Interview: A science student on the ‘Great Divide’

The Science-Humanities divide, does it sound very familiar? The “Us” against “Them”, this binary is widely debated. Trapped in our areas of specialization with a sense of artificially created hierarchy, where are we heading? How does it change our mindset? Science students work with mathematical problems and tend to stay away from politics as it does not come within the ambit of their vocation. How far it is true? Even in humanities, we tend to talk a lot about western philosophy like Derrida and Foucault. What about regional novels or is there a dissemination of both the modes in our learning atmosphere? Let us demystify these questions. Sriram Narayanan, a student of Shiv Nadar University pursuing BSC in Biotechnology shares his views about it to our writer B.Geetha.

1.      In our pedagogical system, there is a science-humanities divide. How do you think it brings a change in reading?

Sriram: I can’t state it as a general rule as each and every person is different and they have different ways of reading and interests. As a science student, I would definitely say that I get less to read many things apart from my course book. For me the only difference is perhaps in the frequency of reading books, which in my case is true. I personally feel that a humanities student gets more time to read and explore different genres as for a science student, it is a lot more difficult because we have to work in labs physically. The way of analysing and getting to know a particular novel is different. I think that a humanities student is more open minded when they tend to read and they do not have the tendency to always think logically like we science students do. We are so obsessed with facts that we forget to think from different perspectives. These are a few points which I feel are responsible in bringing the change in reading.

2.      Since we all have our own area of specialization, how much do we traverse the world of reading?

Sriram:  I would say I traverse a lot more than my fellow science students because I have always been fond of reading from a very young age, but in general my own area of specialization requires much more of my time, which does not allow me to read as much I want to. I have come across many science students say that reading anything apart from their course books is pointless. They feel why waste time in reading these things when they can excel without these distractions and are never willing to read books which are not from their field of work. I have tried my best to read as many genres as possible and I love William Shakespeare the best. Therefore, for me, area of specialization does not matter, only interest does.

3.      As a Science student, how far are you interested in Politics?

Sriram: As a science student, I am very much interested in politics and tend to keep myself as updated as possible regarding the issues. For me, politics is a part of life and each and everyone needs to know about it. If you don’t follow politics you would not know of the current trends and would not be able to know what is happening around you.
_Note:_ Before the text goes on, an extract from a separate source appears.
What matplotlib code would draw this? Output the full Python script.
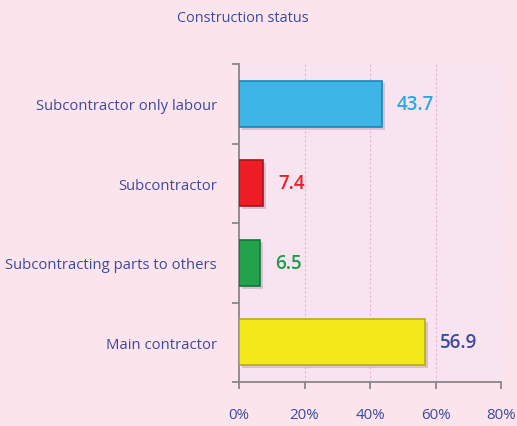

We have the right to vote which itself makes it necessary for us to know about various people involved in the making of our government and we can try and choose someone who we find is good for the country. Knowledge of politics is required because it affects the field in which you specialize in, either directly or indirectly.

4.      Why is it that more importance is given to a Western mode of learning?

Sriram: The reason for giving more importance to a western mode of learning is due to the fact that it is in many ways a different way of learning and it has a more practical approach as compared to our system of education and the systems there are not rigid and allow innovation to a much larger extent. Our education can more easily frustrate people as there is a constant pressure of mugging things up. Western education gives us a more hands on approach which makes us learn things faster and it also helps us retain the knowledge longer and in a better way.

5.      What do you think of Regional novels being a part of the curriculum, irrespective of the course?

Sriram: I think regional novels are an absolute necessity irrespective of the course because people tend to forget about their cultures and where they come from. I feel it might also make people read more as people, understand things better in their own native tongue and things are more easily relatable. People need to understand that they cannot let go of their culture.

6.      How much do you think we step out of our complex syllabus and transform thought processes?

Sriram: Personally, I would say that we do not explore books out of our complex syllabus and transform our thought processes to a very large extent. The reason being that different areas of specialization require different set of skills and thought processes and therefore students only stick to them because frankly, many feel it is just too much hard work. They feel that transforming their thought processes will be a hindrance and thus will do more harm than good. The options in terms of books then become limited.

7.      Who evolves more in terms of imaginative faculty, instead of completely following the esoteric methods? Humanities or Sciences? Why?

Sriram: I would definitely say Humanities. The reason for that would be the differences in thought process. For a science student, everything is either black or white, yes or no, present or not present. This is not very conducive for creative or imaginative thoughts and thus is a restriction, because we more or less need to follow particular methods and protocol. When it comes to a humanities student, nothing is ever black or white and thus they have to be creative and imaginative. Moreover, humanities students need to do everything on their own. They always need to put in their own perspectives as there is nothing like right or wrong, therefore a single thing can have many connotations and there are no particular correct or wrong methods to do so.

8.      How do these centres of higher learning affect our choice of books?

Sriram:  If you are a science student, you are more inclined towards genres like science fiction, mystery novels and so on and you definitely would not go towards classics because you have to think a lot and requires a different thought process, but a humanities student has the liberty to choose as many genres as possible and might enjoy all of them and will be able analyse them very differently from science students.

9.      To end it on a lighter note, can you tell us about your favourite lines from any book?

Sriram: 1. “To be, or not to be: that is the question”. – Hamlet

2. “Men at some time are masters of their fates: The fault, dear Brutus, is not in our stars, but in ourselves, that we are underlings”. – Julius Caesar

3. “Science and religion are not at odds. Science is simply too young to understand.”

Dan Brown, Angels & Demons

4. “Faith is universal. Our specific methods for understanding it are arbitrary. Some of us pray to Jesus, some of us go to Mecca; some of us study subatomic particles. In the end we are all just searching for truth, that which is greater than ourselves.”

Dan Brown, Angels & Demons

5. “It takes a great deal of bravery to stand up to our enemies, but just as much to stand up to our friends.”